İçim orda cız ediyor. Hepsi geçiyor derken içimde yükselen -peki nasıl- sorusuna cevap bulamadığımdan değil, kızım diyerek nasihat eden kadınların hiçbirinin gerçek kızı olmayacağımı anladığım için. Bu burkulma anını, arkadaşlarımın anneleriyle karşılaştığımda hissedecektim çok sonra. Çok kötü bir gün, anne olan bir arkadaşımla telefonda konuşurken bana içten bir ‘canım’ demesiyle adeta 10 yaşıma inmiş gibi dudak büzecektim aynı nedenle. O çocuğu karşıma alıp -kızım ağlama artık- diye kendi kendime konuşacaktım bile.
Zinnet Teyze giderken, anneme aldığım ama elimde de tutamayacağımı hissettiğim tepsiyi ona veriyorum. Çok seviniyor. Sonra bir bayram zamanı, öyle bir hatırını sorayım derken, belli ki buna mutlu oluyor ve sıralıyor kırmızı gülle bitirdiği şuradaki mesajını. Zira evlilik mühim:)

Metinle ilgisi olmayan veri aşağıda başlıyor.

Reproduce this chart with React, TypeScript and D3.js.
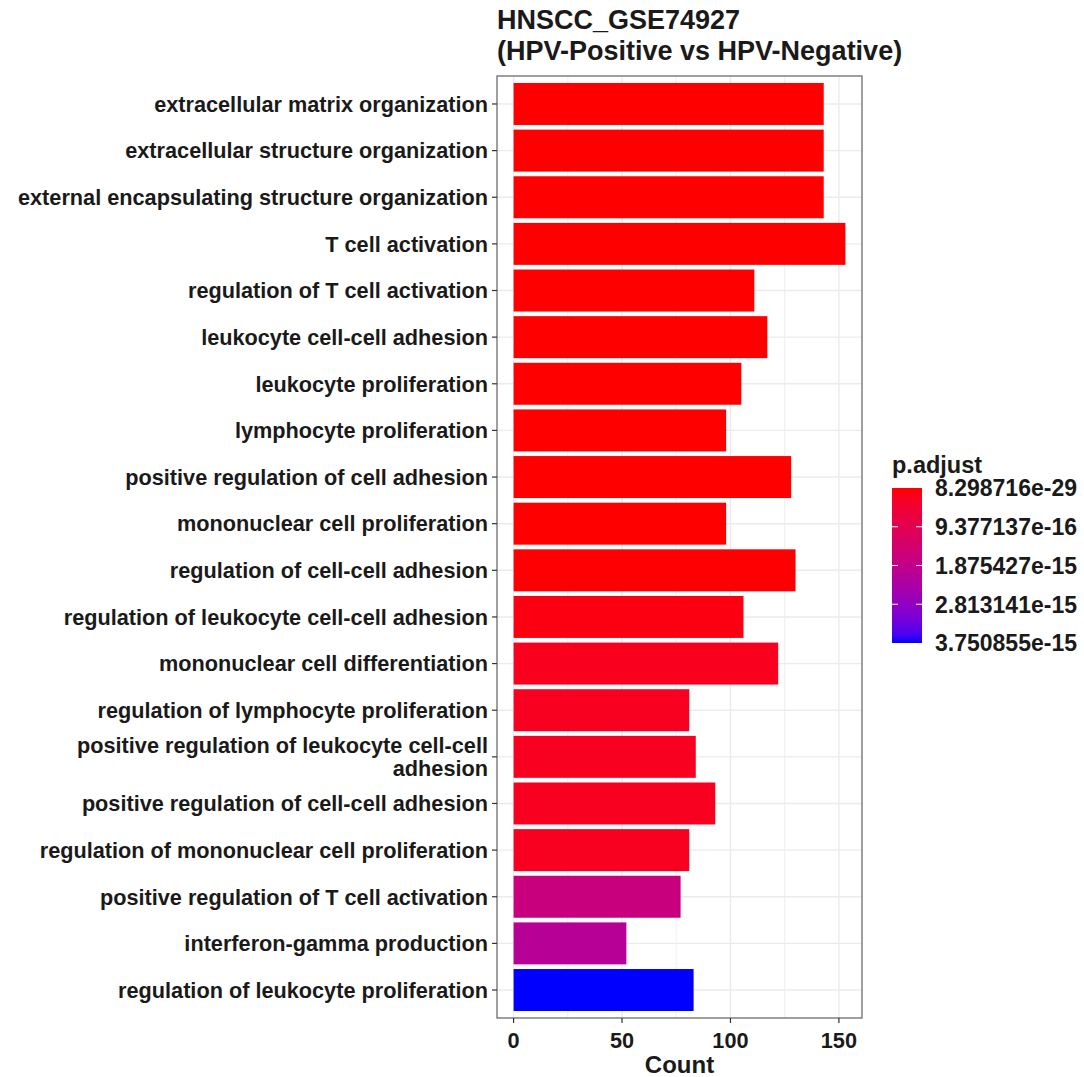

Tebessüm etmek bir yana… İçimizde benim gibi bu sızıyla birlikte yaşamaya çalışanlar var, bazısı arkadaşım, bazılarınızı tanımıyorum. Ama Şebnem Ferah’ın o şarkısındaki gibi, gözyaşlarımızın tadı aynı. Bu sızının eşlik ettiği milyonlarca hayatın içinde, iyi şeylere tutunmanın tam anlamıyla çare olduğu anlar kadar, iyi şeylere tutunmanın gözyaşlarını silemediği anlar da var. Yağmurun yağıp geçmesi ne kadar doğaya aitse, o anlarda gözyaşlarımızın akıp kendini bırakmasına izin vermek de o kadar doğaya ait. O anlarda güçlü olmama özgürlüğümüz var bizim. Hayatta her şeyi çözmeye ve anlamaya gücümüzün yetmediğine idrak etmeye, zamana ve gerçek bir iyi niyetle omzumuza dokunan dost ellere ihtiyacımız var.